Review: When she is kidnapped by a pedophile from a school field trip at age ten and renamed “Alice,” she starts her transformation into a living dead girl, instead of the real, alive girl she used to be. Now fifteen, Alice has been abused by Ray for five years and it has understandably taken its toll. All Alice can hope for is death. Living Dead Girl is not the type of book that you can say that you enjoy. The corrosive and soul destroying effects of her situation make it all but impossible for Alice to hold on to her humanity, and especially her individual identity. There was an “Alice” before her and now Ray wants her to find a replacement, which will mean her own death- a death that Alice welcomes.

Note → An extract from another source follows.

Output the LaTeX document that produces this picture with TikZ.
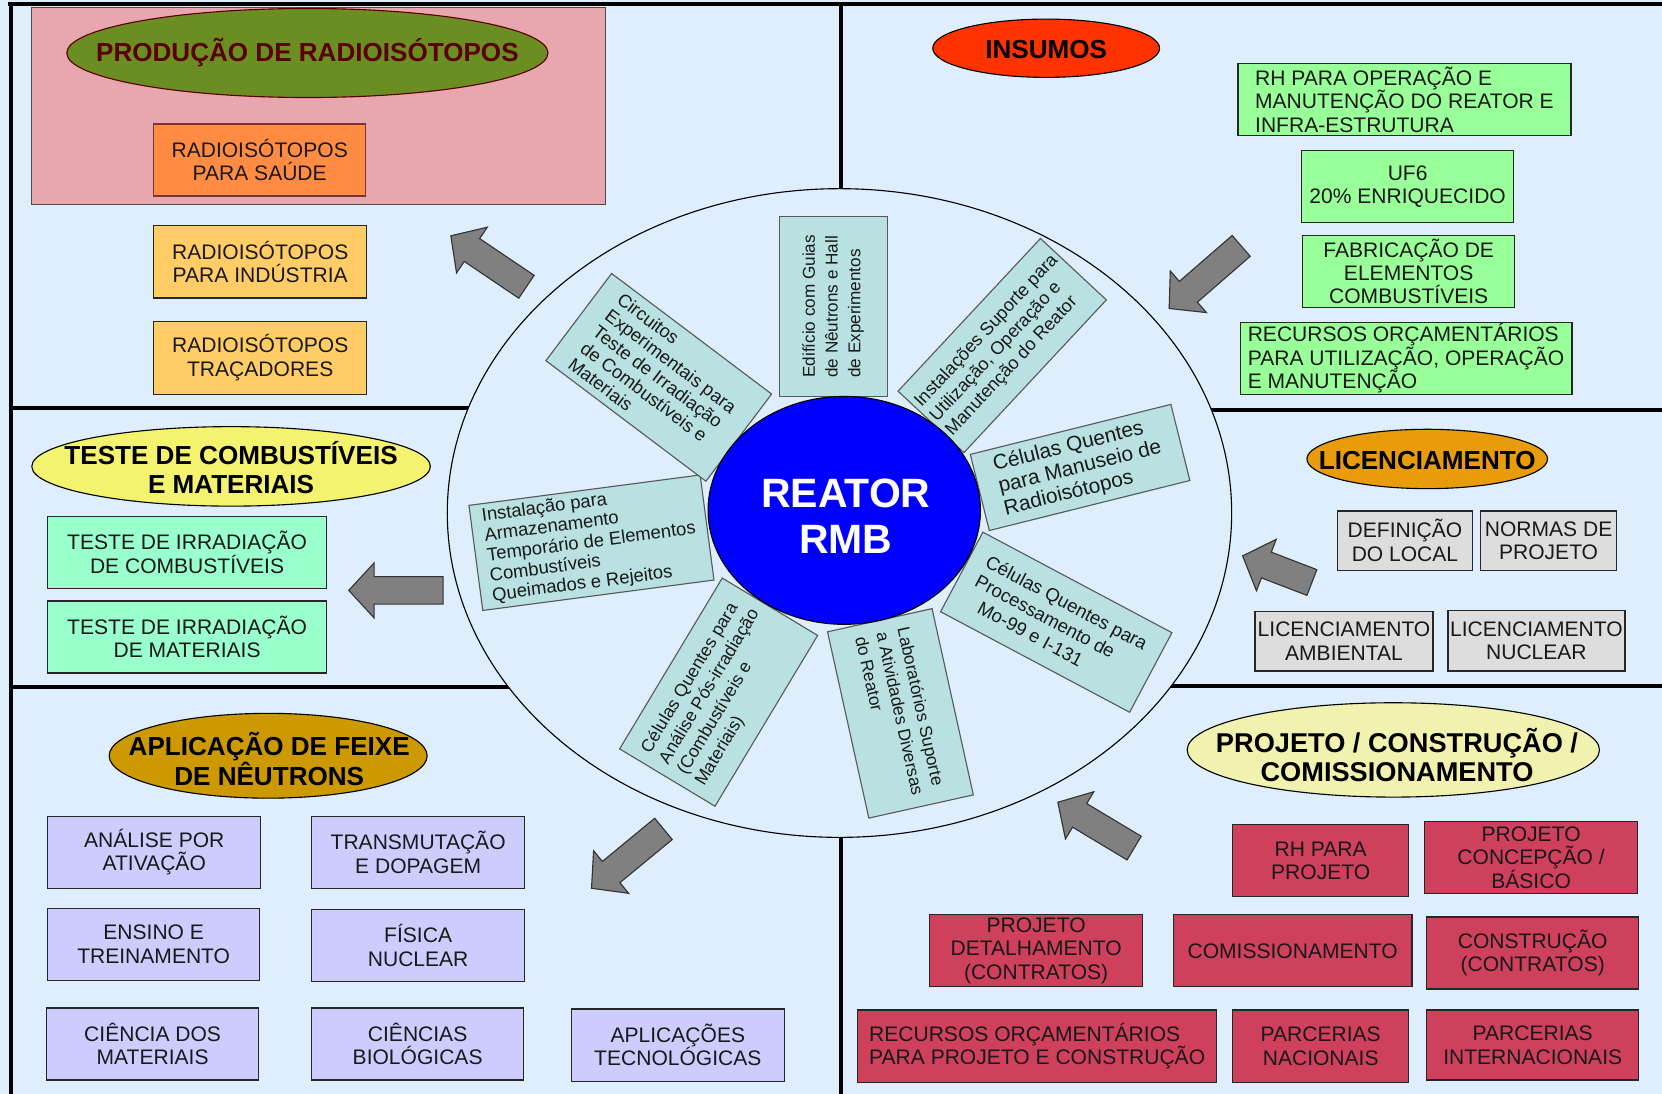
\documentclass[tikz,border=0pt]{standalone}
\usepackage{fontspec}
\setmainfont{Liberation Sans}
\usetikzlibrary{shapes.geometric}

\definecolor{bg}{RGB}{222,238,252}
\definecolor{pinkbg}{RGB}{232,166,174}
\definecolor{olivecol}{RGB}{107,142,35}
\definecolor{darkredcol}{RGB}{90,0,0}
\definecolor{orangebox}{RGB}{255,140,66}
\definecolor{yellowbox}{RGB}{255,204,102}
\definecolor{mint}{RGB}{153,255,204}
\definecolor{yellowell}{RGB}{243,243,112}
\definecolor{goldcol}{RGB}{204,153,0}
\definecolor{lav}{RGB}{204,204,255}
\definecolor{insred}{RGB}{255,51,0}
\definecolor{lgreen}{RGB}{153,255,153}
\definecolor{licor}{RGB}{232,156,12}
\definecolor{lgray}{RGB}{221,221,221}
\definecolor{paleyel}{RGB}{242,242,176}
\definecolor{crimsoncol}{RGB}{206,64,92}
\definecolor{rteal}{RGB}{185,225,226}
\definecolor{reactorblue}{RGB}{0,0,255}
\definecolor{arrowgray}{RGB}{128,128,128}
\definecolor{txt}{RGB}{25,25,25}

% box by corners: name, x1, y1, x2, y2, style, text
\newcommand\bx[7]{\node[box,#6,minimum width={0.02cm*(#4-#2)},minimum height={0.02cm*(#5-#3)}] (#1) at ({(#2+#4)/2},{(#3+#5)/2}) {#7};}
% radial box: name, cx, cy, angle, L, S, fontsize, leading, text
\newcommand\rbx[9]{\node[rbox,rotate=#4,minimum width={0.02cm*#5},minimum height={0.02cm*#6},font=\fontsize{#7}{#8}\selectfont] (#1) at (#2,#3) {#9};}
% block arrow: cx, cy, angle, length
\newcommand\barrow[4]{%
  \begin{scope}[shift={(#1,#2)},rotate=#3]
    \draw[blockarr] ({-#4/2},-13) -- ({#4/2-24},-13) -- ({#4/2-24},-26) -- ({#4/2},0)
      -- ({#4/2-24},26) -- ({#4/2-24},13) -- ({-#4/2},13) -- cycle;
  \end{scope}}

\begin{document}
\begin{tikzpicture}[x=0.02cm,y=-0.02cm,
  box/.style={draw=black!85,line width=0.7pt,inner sep=0pt,align=center,text=txt,
    font=\fontsize{11.3}{12.6}\selectfont},
  rbox/.style={draw=black!65,fill=rteal,line width=0.6pt,inner sep=0pt,align=left,text=txt},
  ell/.style={ellipse,draw=black,line width=0.6pt,inner sep=0pt},
  ttl/.style={font=\bfseries\fontsize{14}{15.5}\selectfont,align=center,inner sep=0pt,text=black},
  pline/.style={line width=2.2pt,black},
  blockarr/.style={fill=arrowgray,draw=black!80,line width=0.6pt,line join=miter}]
\useasboundingbox (0,0) rectangle (1568,1032);
\fill[bg] (0,0) rectangle (1568,1032);

% panel dividers
\draw[pline] (8,4) -- (1568,4);
\draw[pline] (10,4) -- (10,1032);
\draw[pline] (10,385) -- (500,385);
\draw[pline] (12,648) -- (520,648);
\draw[pline] (793,4) -- (793,250);
\draw[pline] (1100,387) -- (1568,387);
\draw[pline] (1050,647) -- (1568,647);
\draw[pline] (793,700) -- (793,1032);

% pink production panel
\fill[pinkbg,draw=black!70,line width=0.6pt] (30,7) rectangle (571,193);

% central ring
\node[ell,fill=bg,minimum width={0.02cm*740},minimum height={0.02cm*612}] (ring) at (792,484) {};

% radial boxes
\rbx{r1}{786}{289}{90}{170}{102}{9.2}{12.2}{Edifício com Guias\\de Nêutrons e Hall\\de Experimentos}
\rbx{r2}{945.5}{326}{47}{197}{85}{9.7}{11.4}{Instalações Suporte para\\Utilização, Operação e\\Manutenção do Reator}
\rbx{r3}{1019}{441}{14}{195}{74}{11.2}{12.2}{Células Quentes\\para Manuseio de\\Radioisótopos}
\rbx{r4}{996.5}{587}{-28}{202}{85}{10}{12}{Células Quentes para\\Processamento de\\\hspace*{0.8em}Mo-99 e I-131}
\rbx{r5}{849.5}{673}{-77.5}{180}{101}{9.3}{11.6}{Laboratórios Suporte\\a Atividades Diversas\\do Reator}
\rbx{r6}{678}{653}{59}{188}{105}{9.5}{11.3}{Células Quentes para\\Análise Pós-irradiação\\(Combustíveis e\\Materiais)}
\rbx{r7}{558}{512}{7.5}{220}{100}{9.9}{10.8}{Instalação para\\Armazenamento\\Temporário de Elementos\\Combustíveis\\Queimados e Rejeitos}
\rbx{r8}{621.5}{356}{-37}{189}{103}{9.9}{10.9}{Circuitos\\Experimentais para\\Teste de Irradiação\\de Combustíveis e\\Materiais}

% reactor
\node[ell,fill=reactorblue,minimum width={0.02cm*257},minimum height={0.02cm*215}] (reactor) at (796.5,481.5) {};
\node[inner sep=0pt,align=center,text=white,font=\bfseries\fontsize{22}{25}\selectfont] (reactortxt) at (798,487) {REATOR\\RMB};

% --- PRODUCAO DE RADIOISOTOPOS
\node[ell,draw=darkredcol,fill=olivecol,minimum width={0.02cm*454},minimum height={0.02cm*84}] (tprod) at (290,50) {};
\node[ttl,text=darkredcol] (tprodtxt) at (290,50) {PRODUÇÃO DE RADIOISÓTOPOS};
\bx{saude}{145}{117}{345}{185}{fill=orangebox,draw=darkredcol!80}{RADIOISÓTOPOS\\PARA SAÚDE}
\bx{ind}{145}{213}{346}{281}{fill=yellowbox}{RADIOISÓTOPOS\\PARA INDÚSTRIA}
\bx{trac}{145}{303}{346}{372}{fill=yellowbox}{RADIOISÓTOPOS\\TRAÇADORES}

% --- TESTE DE COMBUSTIVEIS
\node[ell,fill=yellowell,minimum width={0.02cm*376},minimum height={0.02cm*75}] (tteste) at (218,440) {};
\node[ttl] (ttestetxt) at (218,441) {TESTE DE COMBUSTÍVEIS\\E MATERIAIS};
\bx{tc1}{45}{487}{308}{555}{fill=mint}{TESTE DE IRRADIAÇÃO\\DE COMBUSTÍVEIS}
\bx{tc2}{45}{567}{308}{635}{fill=mint}{TESTE DE IRRADIAÇÃO\\DE MATERIAIS}

% --- APLICACAO DE FEIXE
\node[ell,fill=goldcol,minimum width={0.02cm*300},minimum height={0.02cm*80}] (tapl) at (253,713) {};
\node[ttl,font=\bfseries\fontsize{14}{15}\selectfont] (tapltxt) at (254,716) {APLICAÇÃO DE FEIXE\\DE NÊUTRONS};
\bx{an}{45}{770}{246}{838}{fill=lav}{ANÁLISE POR\\ATIVAÇÃO}
\bx{tr}{294}{770}{495}{838}{fill=lav}{TRANSMUTAÇÃO\\E DOPAGEM}
\bx{en}{45}{857}{245}{925}{fill=lav}{ENSINO E\\TREINAMENTO}
\bx{fis}{294}{858}{495}{926}{fill=lav}{FÍSICA\\NUCLEAR}
\bx{cm}{44}{951}{244}{1019}{fill=lav}{CIÊNCIA DOS\\MATERIAIS}
\bx{cb}{294}{951}{494}{1019}{fill=lav}{CIÊNCIAS\\BIOLÓGICAS}
\bx{at}{539}{952}{740}{1020}{fill=lav}{APLICAÇÕES\\TECNOLÓGICAS}

% --- INSUMOS
\node[ell,fill=insred,minimum width={0.02cm*214},minimum height={0.02cm*55}] (tins) at (987,45.5) {};
\node[ttl] (tinstxt) at (987,47) {INSUMOS};
\bx{rh}{1168}{60}{1482}{128}{fill=lgreen,align=left}{RH PARA OPERAÇÃO E\\MANUTENÇÃO DO REATOR E\\INFRA-ESTRUTURA}
\bx{uf6}{1228}{142}{1428}{210}{fill=lgreen}{UF6\\20\% ENRIQUECIDO}
\bx{fab}{1229}{222}{1429}{290}{fill=lgreen}{FABRICAÇÃO DE\\ELEMENTOS\\COMBUSTÍVEIS}
\bx{rec}{1170}{304}{1483}{372}{fill=lgreen,align=left}{RECURSOS ORÇAMENTÁRIOS\\PARA UTILIZAÇÃO, OPERAÇÃO\\E MANUTENÇÃO}

% --- LICENCIAMENTO
\node[ell,fill=licor,minimum width={0.02cm*227},minimum height={0.02cm*56}] (tlic) at (1346.5,433) {};
\node[ttl] (tlictxt) at (1346.5,434) {LICENCIAMENTO};
\bx{def}{1262}{482}{1389}{538}{fill=lgray}{DEFINIÇÃO\\DO LOCAL}
\bx{nor}{1397}{482}{1525}{538}{fill=lgray}{NORMAS DE\\PROJETO}
\bx{lamb}{1184}{577}{1352}{633}{fill=lgray}{LICENCIAMENTO\\AMBIENTAL}
\bx{lnuc}{1366}{576}{1533}{633}{fill=lgray}{LICENCIAMENTO\\NUCLEAR}

% --- PROJETO / CONSTRUCAO
\node[ell,fill=paleyel,minimum width={0.02cm*389},minimum height={0.02cm*89}] (tproj) at (1314.5,707.5) {};
\node[ttl,font=\bfseries\fontsize{14.6}{15.5}\selectfont] (tprojtxt) at (1318,712) {PROJETO / CONSTRUÇÃO /\\COMISSIONAMENTO};
\bx{rhp}{1163}{778}{1329}{846}{fill=crimsoncol}{RH PARA\\PROJETO}
\bx{conc}{1344}{775}{1545}{843}{fill=crimsoncol}{PROJETO\\CONCEPÇÃO /\\BÁSICO}
\bx{det}{877}{863}{1078}{931}{fill=crimsoncol}{PROJETO\\DETALHAMENTO\\(CONTRATOS)}
\bx{com}{1107}{863}{1332}{931}{fill=crimsoncol}{COMISSIONAMENTO}
\bx{cons}{1346}{865}{1546}{933}{fill=crimsoncol}{CONSTRUÇÃO\\(CONTRATOS)}
\bx{recp}{809}{953}{1148}{1021}{fill=crimsoncol,align=left}{RECURSOS ORÇAMENTÁRIOS\\PARA PROJETO E CONSTRUÇÃO}
\bx{pn}{1163}{953}{1329}{1021}{fill=crimsoncol}{PARCERIAS\\NACIONAIS}
\bx{pi}{1346}{953}{1546}{1019}{fill=crimsoncol}{PARCERIAS\\INTERNACIONAIS}

% block arrows
\barrow{461}{246.5}{146}{86}
\barrow{1137}{261.5}{221}{90}
\barrow{373.5}{557}{180}{89}
\barrow{1205}{537}{159}{70}
\barrow{1034}{778.5}{149}{84}
\barrow{592}{810}{219.5}{88}
\end{tikzpicture}
\end{document}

One of the strengths that stand out for me in Living Dead Girl is the way that Scott holds the reader accountable for pointing fingers and assigning blame in experiences we can’t possibly understand. We don’t look closely and investigate. There is a communal blindness that allows this type of wrongness and abuse to continue for as long as it does. Through Alice, Scott addresses the way we as a society question victims and hold them responsible for not escaping their captors, for not speaking up more, for not telling people about the trouble that they are in. We refuse to see and then we blame them for not being rescued.

This was not a complicated book. While the subject matter was incredibly difficult, the book itself is stark and bare. Scott’s writing style is sparse, in an effort to reinforce the bleak nature of the novel. There isn’t a lot of hope in this book, which makes it that much harder to read. Living Dead Girl is told from the point of view of Alice, and she narrates with such numbness that the entire novel is just haunting. Elizabeth Scott is an amazing writer, and she makes this story into exactly what it is supposed to be. It's beautifully written, for a topic so disturbing and terrifying.

I do highly recommend this book but it definitely is not a book for everyone. If you can go to the dark side, if you can walk in Alice’s shoes for a bit, it is really something.